-- start Source material --

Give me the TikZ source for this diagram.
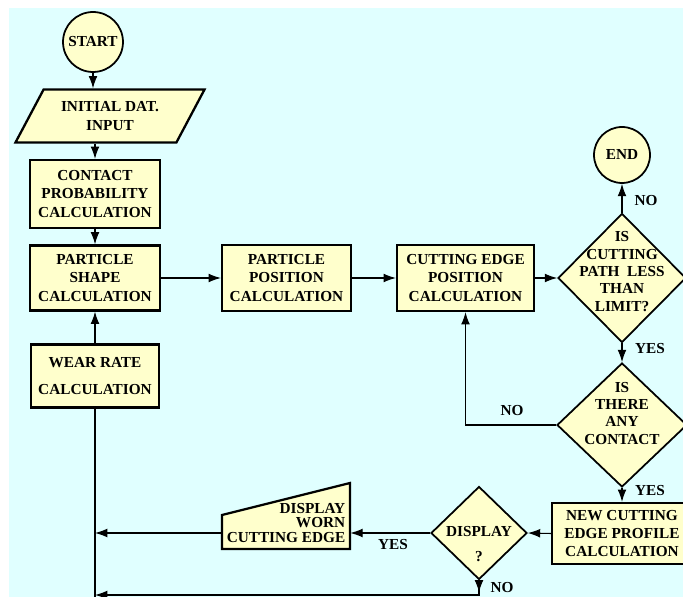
\documentclass[tikz,border=0pt]{standalone}
\usepackage{fontspec}
\setmainfont{Liberation Serif}
\usetikzlibrary{arrows.meta, shapes.geometric}

\definecolor{bgcyan}{RGB}{224,255,255}
\definecolor{nodefill}{RGB}{255,255,204}
\newcommand{\flowfont}{\fontsize{8.7}{10.4}\selectfont\bfseries}

\tikzset{
  box/.style={rectangle, draw, line width=1.3pt, fill=nodefill, align=center, font=\flowfont},
  term/.style={circle, draw, line width=1pt, fill=nodefill, inner sep=0pt, font=\flowfont},
  para/.style={trapezium, trapezium left angle=60, trapezium right angle=120, trapezium stretches=true,
    draw, line width=1.3pt, fill=nodefill, align=center, font=\flowfont},
  decision/.style={diamond, draw, line width=1pt, fill=nodefill, align=center, inner sep=-1cm, font=\flowfont},
  lbl/.style={font=\flowfont, inner sep=0pt},
  conn/.style={line width=0.6pt, -{Latex[length=7pt,width=5pt]}},
  plain/.style={line width=0.6pt}
}

\begin{document}
\begin{tikzpicture}[x=0.02cm, y=-0.02cm]
\useasboundingbox (0,0) rectangle (683,597);
\clip (0,0) rectangle (683,597);
\fill[bgcyan] (9,8) rectangle (683,597);

% left column
\node[term, minimum size=1.2cm] (start) at (93,42) {START};
\node[para, minimum width=3.8cm, minimum height=1.06cm] (init) at (110,116) {INITIAL DAT.\\INPUT};
\node[box, minimum width=2.6cm, minimum height=1.36cm] (contact) at (95,194) {CONTACT\\PROBABILITY\\CALCULATION};
\node[box, minimum width=2.6cm, minimum height=1.3cm] (shape) at (95,278) {PARTICLE\\SHAPE\\CALCULATION};
\node[box, minimum width=2.56cm, minimum height=1.26cm] (wear) at (95,376) {WEAR RATE\\[5pt]CALCULATION};
\coordinate (bottom) at (95,597);
\coordinate (ret) at (95,595);

% middle row
\node[box, minimum width=2.58cm, minimum height=1.32cm] (ppos) at (286.5,278) {PARTICLE\\POSITION\\CALCULATION};
\node[box, minimum width=2.74cm, minimum height=1.32cm] (cepos) at (465.5,278) {CUTTING EDGE\\POSITION\\CALCULATION};

% right column
\node[term, minimum size=1.12cm] (end) at (622,155) {END};
\node[decision, minimum width=2.56cm, minimum height=2.58cm] (limit) at (622,278)
  {IS\\[-0.5pt]CUTTING\\[-0.5pt]PATH\ \ LESS\\[-0.5pt]THAN\\[-0.5pt]LIMIT?\\[-3pt]\mbox{}};
\node[decision, minimum width=2.6cm, minimum height=2.48cm] (contact2) at (622,425)
  {IS\\[-0.5pt]THERE\\[-0.5pt]ANY\\[-0.5pt]CONTACT\\[3pt]\mbox{}};
\node[box, minimum width=2.8cm, minimum height=1.22cm] (profile) at (622,533.5) {NEW CUTTING\\EDGE PROFILE\\CALCULATION};
\node[decision, minimum width=1.92cm, minimum height=1.86cm] (display) at (479,533) {\mbox{}\\[8pt]DISPLAY\\[4pt]?};

% display worn cutting edge
\filldraw[fill=nodefill, line width=1.3pt] (222,549) -- (350,549) -- (350,483) -- (222,515) -- cycle;
\node[lbl, minimum width=2.56cm, minimum height=1.04cm, align=right] (worn) at (286,523)
  {DISPLAY\\[-2pt]WORN\hspace*{0.52cm}\\[-2pt]CUTTING EDGE};

% connectors
\draw[conn] (start) -- (start |- init.north);
\draw[conn] (contact.north |- init.south) -- (contact.north);
\draw[conn] (contact) -- (shape);
\draw[conn] (wear) -- (shape);
\draw[plain] (wear.south) -- (bottom);
\draw[conn] (shape.east) -- (ppos.west);
\draw[conn] (ppos.east) -- (cepos.west);
\draw[conn] (cepos.east) -- (limit.west);
\draw[conn] (limit.north) -- (end.south);
\draw[conn] (limit.south) -- (contact2.north);
\draw[conn] (contact2.west) -| (cepos.south);
\draw[conn] (contact2.south) -- (profile.north);
\draw[conn] (profile.west) -- (display.east);
\draw[conn] (display.west) -- (display.west -| worn.east);
\draw[conn] (worn.west |- display.west) -- (wear.south |- display.west);
\draw[conn] (display.south) |- (ret);
\draw[conn] (display.south) -- ++(0,12);

% labels
\node[lbl] (no1) at (646,201) {NO};
\node[lbl] (yes1) at (650,349) {YES};
\node[lbl] (no2) at (512,411) {NO};
\node[lbl] (yes2) at (650,491) {YES};
\node[lbl] (yes3) at (393,545) {YES};
\node[lbl] (no3) at (502,588) {NO};
\end{tikzpicture}
\end{document}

-- end Source material --

§ **Exercise prompt**:
Write out the data precisely as given, excluding the pictures.

§ **Solution for this task**:
Give me the TikZ source for this diagram.
\documentclass[tikz,border=0pt]{standalone}
\usepackage{fontspec}
\setmainfont{Liberation Serif}
\usetikzlibrary{arrows.meta, shapes.geometric}

\definecolor{bgcyan}{RGB}{224,255,255}
\definecolor{nodefill}{RGB}{255,255,204}
\newcommand{\flowfont}{\fontsize{8.7}{10.4}\selectfont\bfseries}

\tikzset{
  box/.style={rectangle, draw, line width=1.3pt, fill=nodefill, align=center, font=\flowfont},
  term/.style={circle, draw, line width=1pt, fill=nodefill, inner sep=0pt, font=\flowfont},
  para/.style={trapezium, trapezium left angle=60, trapezium right angle=120, trapezium stretches=true,
    draw, line width=1.3pt, fill=nodefill, align=center, font=\flowfont},
  decision/.style={diamond, draw, line width=1pt, fill=nodefill, align=center, inner sep=-1cm, font=\flowfont},
  lbl/.style={font=\flowfont, inner sep=0pt},
  conn/.style={line width=0.6pt, -{Latex[length=7pt,width=5pt]}},
  plain/.style={line width=0.6pt}
}

\begin{document}
\begin{tikzpicture}[x=0.02cm, y=-0.02cm]
\useasboundingbox (0,0) rectangle (683,597);
\clip (0,0) rectangle (683,597);
\fill[bgcyan] (9,8) rectangle (683,597);

% left column
\node[term, minimum size=1.2cm] (start) at (93,42) {START};
\node[para, minimum width=3.8cm, minimum height=1.06cm] (init) at (110,116) {INITIAL DAT.\\INPUT};
\node[box, minimum width=2.6cm, minimum height=1.36cm] (contact) at (95,194) {CONTACT\\PROBABILITY\\CALCULATION};
\node[box, minimum width=2.6cm, minimum height=1.3cm] (shape) at (95,278) {PARTICLE\\SHAPE\\CALCULATION};
\node[box, minimum width=2.56cm, minimum height=1.26cm] (wear) at (95,376) {WEAR RATE\\[5pt]CALCULATION};
\coordinate (bottom) at (95,597);
\coordinate (ret) at (95,595);

% middle row
\node[box, minimum width=2.58cm, minimum height=1.32cm] (ppos) at (286.5,278) {PARTICLE\\POSITION\\CALCULATION};
\node[box, minimum width=2.74cm, minimum height=1.32cm] (cepos) at (465.5,278) {CUTTING EDGE\\POSITION\\CALCULATION};

% right column
\node[term, minimum size=1.12cm] (end) at (622,155) {END};
\node[decision, minimum width=2.56cm, minimum height=2.58cm] (limit) at (622,278)
  {IS\\[-0.5pt]CUTTING\\[-0.5pt]PATH\ \ LESS\\[-0.5pt]THAN\\[-0.5pt]LIMIT?\\[-3pt]\mbox{}};
\node[decision, minimum width=2.6cm, minimum height=2.48cm] (contact2) at (622,425)
  {IS\\[-0.5pt]THERE\\[-0.5pt]ANY\\[-0.5pt]CONTACT\\[3pt]\mbox{}};
\node[box, minimum width=2.8cm, minimum height=1.22cm] (profile) at (622,533.5) {NEW CUTTING\\EDGE PROFILE\\CALCULATION};
\node[decision, minimum width=1.92cm, minimum height=1.86cm] (display) at (479,533) {\mbox{}\\[8pt]DISPLAY\\[4pt]?};

% display worn cutting edge
\filldraw[fill=nodefill, line width=1.3pt] (222,549) -- (350,549) -- (350,483) -- (222,515) -- cycle;
\node[lbl, minimum width=2.56cm, minimum height=1.04cm, align=right] (worn) at (286,523)
  {DISPLAY\\[-2pt]WORN\hspace*{0.52cm}\\[-2pt]CUTTING EDGE};

% connectors
\draw[conn] (start) -- (start |- init.north);
\draw[conn] (contact.north |- init.south) -- (contact.north);
\draw[conn] (contact) -- (shape);
\draw[conn] (wear) -- (shape);
\draw[plain] (wear.south) -- (bottom);
\draw[conn] (shape.east) -- (ppos.west);
\draw[conn] (ppos.east) -- (cepos.west);
\draw[conn] (cepos.east) -- (limit.west);
\draw[conn] (limit.north) -- (end.south);
\draw[conn] (limit.south) -- (contact2.north);
\draw[conn] (contact2.west) -| (cepos.south);
\draw[conn] (contact2.south) -- (profile.north);
\draw[conn] (profile.west) -- (display.east);
\draw[conn] (display.west) -- (display.west -| worn.east);
\draw[conn] (worn.west |- display.west) -- (wear.south |- display.west);
\draw[conn] (display.south) |- (ret);
\draw[conn] (display.south) -- ++(0,12);

% labels
\node[lbl] (no1) at (646,201) {NO};
\node[lbl] (yes1) at (650,349) {YES};
\node[lbl] (no2) at (512,411) {NO};
\node[lbl] (yes2) at (650,491) {YES};
\node[lbl] (yes3) at (393,545) {YES};
\node[lbl] (no3) at (502,588) {NO};
\end{tikzpicture}
\end{document}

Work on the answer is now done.